Lundrim Hetemi

Personal information
- Date of birth: 18 February 2000 (age 25)
- Place of birth: Fredericia, Denmark
- Height: 1.70 m (5 ft 7 in)
- Position(s): Midfielder

Team information
- Current team: Vejle
- Number: 34

Youth career
- Fredericia
- 2016–2018: Vejle

Senior career*
- Years: Team / Apps / (Gls)
- 2019–: Vejle / 86 / (0)
- 2023–2024: → Fredericia (loan) / 24 / (2)

International career
- 2019: Albania U20 / 3 / (0)

= Lundrim Hetemi =

Albanian footballer (born 2000)

Lundrim Hetemi (born 18 February 2000) is a professional footballer who plays as a midfielder for Vejle Boldklub. Born in Denmark, he had represented Albania internationally.

==Professional career==
A youth product of his hometown club Fredericia, Hetemi joined the youth academy of Vejle in 2018. He signed his first professional contract with the club on 3 June 2019. Hetemi made his professional debut with Vejle in a 4–2 Danish Superliga win loss to AGF on 14 September 2020.

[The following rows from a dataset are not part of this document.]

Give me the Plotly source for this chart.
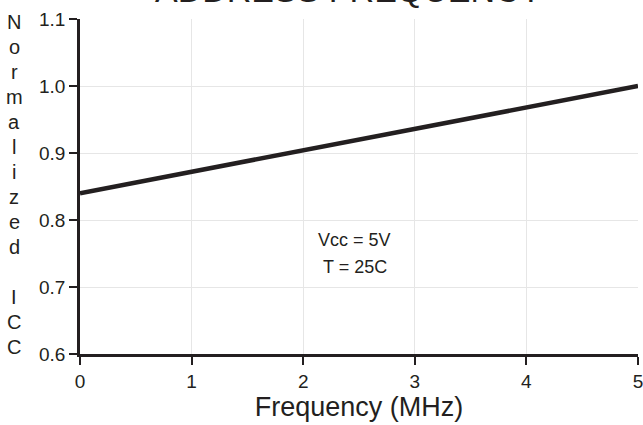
import plotly.graph_objects as go

# Data
freq_mhz = [0, 5]
norm_icc = [0.84, 1.0]
x_ticks = [0, 1, 2, 3, 4, 5]
y_ticks = [0.6, 0.7, 0.8, 0.9, 1.0, 1.1]
y_tick_labels = ["0.6", "0.7", "0.8", "0.9", "1.0", "1.1"]
y_title_letters = ["N", "o", "r", "m", "a", "l", "i", "z", "e", "d", "", "I", "C", "C"]
note_lines = ["Vcc = 5V", "T = 25C"]

INK = "#231f20"
FONT = "Liberation Sans, Arial, Helvetica, sans-serif"

fig = go.Figure()
fig.add_trace(go.Scatter(x=freq_mhz, y=norm_icc, mode="lines",
                         line=dict(color=INK, width=4.5), showlegend=False,
                         hoverinfo="skip"))

W, H = 643, 425
ml, mr, mt, mb = 80, 5, 19, 71
pw = W - ml - mr
ph = H - mt - mb

annotations = []
# stacked y title letters
for i, ch in enumerate(y_title_letters):
    if not ch:
        continue
    ypix = 22 + 25 * i
    annotations.append(dict(
        text=ch, xref="paper", yref="paper",
        x=-(ml - 14) / pw, y=1 - (ypix - mt) / ph,
        xanchor="center", yanchor="middle", showarrow=False,
        font=dict(family=FONT, size=20, color=INK)))

for i, line in enumerate(note_lines):
    ypix = 240 + 27 * i
    annotations.append(dict(text=line, x=2.46, y=1 - (ypix - mt) / ph,
                            xref="x", yref="paper", showarrow=False,
                            xanchor="center", yanchor="middle",
                            font=dict(family=FONT, size=18, color=INK)))

annotations.append(dict(text="ADDRESS FREQUENCY", xref="paper", yref="paper",
                        x=(348 - ml) / pw, y=1 + (mt + 10.5) / ph,
                        xanchor="center", yanchor="middle", showarrow=False,
                        font=dict(family=FONT, size=34, color=INK)))

fig.update_layout(
    width=W, height=H,
    margin=dict(l=ml, r=mr, t=mt, b=mb, autoexpand=False),
    paper_bgcolor="white", plot_bgcolor="white",
    font=dict(family=FONT, color=INK),
    annotations=annotations,
    xaxis=dict(range=[0, 5], tickvals=x_ticks, showgrid=True,
               gridcolor="#e6e6e6", gridwidth=1, zeroline=False,
               showline=True, linecolor=INK, linewidth=2.5,
               ticks="outside", ticklen=8, tickwidth=2, tickcolor=INK,
               ticklabeloverflow="allow", automargin=False,
               tickfont=dict(size=19, family=FONT, color=INK),
               title=dict(text="Frequency (MHz)", font=dict(size=27, family=FONT, color=INK),
                          standoff=6),
               fixedrange=True),
    yaxis=dict(range=[0.6, 1.1], tickvals=y_ticks, ticktext=y_tick_labels,
               showgrid=True, gridcolor="#e6e6e6", gridwidth=1, zeroline=False,
               showline=True, linecolor=INK, linewidth=2.5,
               ticks="outside", ticklen=8, tickwidth=2, tickcolor=INK,
               automargin=False,
               tickfont=dict(size=19, family=FONT, color=INK),
               fixedrange=True),
)
fig.write_html("out.html", config={"displayModeBar": False})
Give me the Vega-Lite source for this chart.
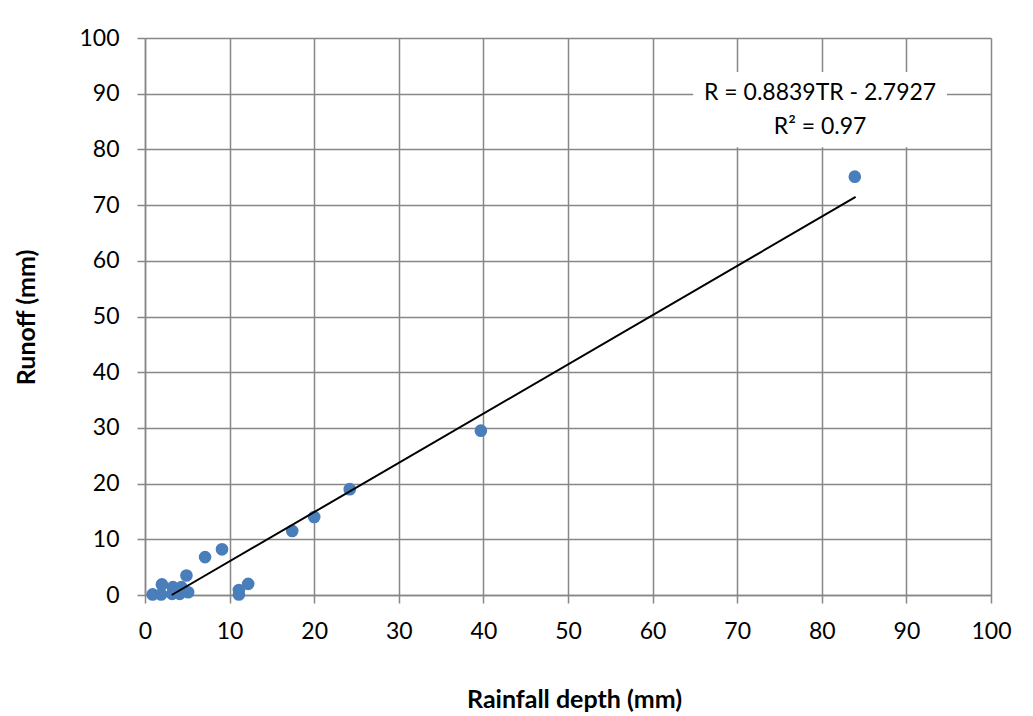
{
  "$schema": "https://vega.github.io/schema/vega-lite/v6.json",
  "autosize": {"type": "none"},
  "width": 846,
  "height": 557,
  "padding": {"left": 145, "top": 38, "right": 42, "bottom": 121},
  "background": "white",
  "config": {
    "view": {"stroke": null},
    "axis": {
      "gridColor": "#878787",
      "gridWidth": 1.5,
      "domainColor": "#878787",
      "domainWidth": 1.5,
      "tickColor": "#878787",
      "tickWidth": 1.5,
      "tickSize": 8,
      "labelFont": "Lato",
      "labelFontSize": 23,
      "labelColor": "#000000",
      "titleFont": "Lato",
      "titleFontSize": 25,
      "titleFontWeight": "bold",
      "titleColor": "#000000"
    }
  },
  "datasets": {
    "points": [
      {"rain": 0.9, "runoff": 0.1},
      {"rain": 1.9, "runoff": 0.1},
      {"rain": 2.0, "runoff": 1.9},
      {"rain": 3.2, "runoff": 0.2},
      {"rain": 3.3, "runoff": 1.4},
      {"rain": 4.1, "runoff": 0.2},
      {"rain": 4.3, "runoff": 1.4},
      {"rain": 4.9, "runoff": 3.5},
      {"rain": 5.1, "runoff": 0.5},
      {"rain": 7.1, "runoff": 6.8},
      {"rain": 9.1, "runoff": 8.2},
      {"rain": 11.1, "runoff": 0.1},
      {"rain": 11.1, "runoff": 0.9},
      {"rain": 12.2, "runoff": 2.0},
      {"rain": 17.4, "runoff": 11.5},
      {"rain": 20.0, "runoff": 14.0},
      {"rain": 24.2, "runoff": 19.0},
      {"rain": 39.7, "runoff": 29.5},
      {"rain": 83.9, "runoff": 75.1}
    ],
    "trend": [
      {"rain": 3.16, "runoff": 0},
      {"rain": 84.0, "runoff": 71.46}
    ],
    "note": [
      {"eq": "R = 0.8839TR - 2.7927", "r2": "R² = 0.97"}
    ]
  },
  "layer": [
    {
      "data": {"name": "points"},
      "mark": {"type": "point", "filled": true, "shape": "circle", "size": 160, "color": "#4A7EBB", "opacity": 1},
      "encoding": {
        "x": {
          "field": "rain", "type": "quantitative",
          "scale": {"domain": [0, 100], "nice": false, "zero": true},
          "axis": {
            "values": [0, 10, 20, 30, 40, 50, 60, 70, 80, 90, 100],
            "title": "Rainfall depth (mm)",
            "labelBaseline": "alphabetic",
            "labelPadding": 35,
            "labelFlush": false,
            "labelOverlap": false,
            "titleBaseline": "alphabetic",
            "titleX": 429,
            "titleY": 112
          }
        },
        "y": {
          "field": "runoff", "type": "quantitative",
          "scale": {"domain": [0, 100], "nice": false},
          "axis": {
            "values": [0, 10, 20, 30, 40, 50, 60, 70, 80, 90, 100],
            "title": "Runoff (mm)",
            "labelPadding": 18,
            "labelFlush": false,
            "labelOverlap": false,
            "titleBaseline": "alphabetic",
            "titleX": -111,
            "titleY": 279
          }
        }
      }
    },
    {
      "data": {"name": "note"},
      "mark": {"type": "rect", "color": "white"},
      "encoding": {
        "x": {"datum": 64.8, "type": "quantitative"},
        "x2": {"datum": 94.8},
        "y": {"datum": 80.4, "type": "quantitative"},
        "y2": {"datum": 93.9}
      }
    },
    {
      "data": {"name": "note"},
      "mark": {"type": "text", "font": "Lato", "fontSize": 23, "color": "#000000", "align": "center", "baseline": "middle"},
      "encoding": {
        "x": {"datum": 79.8, "type": "quantitative"},
        "y": {"datum": 90.1, "type": "quantitative"},
        "text": {"field": "eq"}
      }
    },
    {
      "data": {"name": "note"},
      "mark": {"type": "text", "font": "Lato", "fontSize": 23, "color": "#000000", "align": "center", "baseline": "middle"},
      "encoding": {
        "x": {"datum": 79.8, "type": "quantitative"},
        "y": {"datum": 84.1, "type": "quantitative"},
        "text": {"field": "r2"}
      }
    },
    {
      "data": {"name": "trend"},
      "mark": {"type": "line", "color": "#000000", "strokeWidth": 2},
      "encoding": {
        "x": {"field": "rain", "type": "quantitative"},
        "y": {"field": "runoff", "type": "quantitative"}
      }
    }
  ]
}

On 31 August 2023, Hetemi moved to FC Fredericia on a loan deal for the rest of 2023. On 30 January 2024, the loan deal was extended until the end of the season. In the summer of 2024, Hetemi was back in Vejle.

==International career==
Born in Denmark, Hetemi is of Kosovo Albanian descent. He is a youth international for Albania.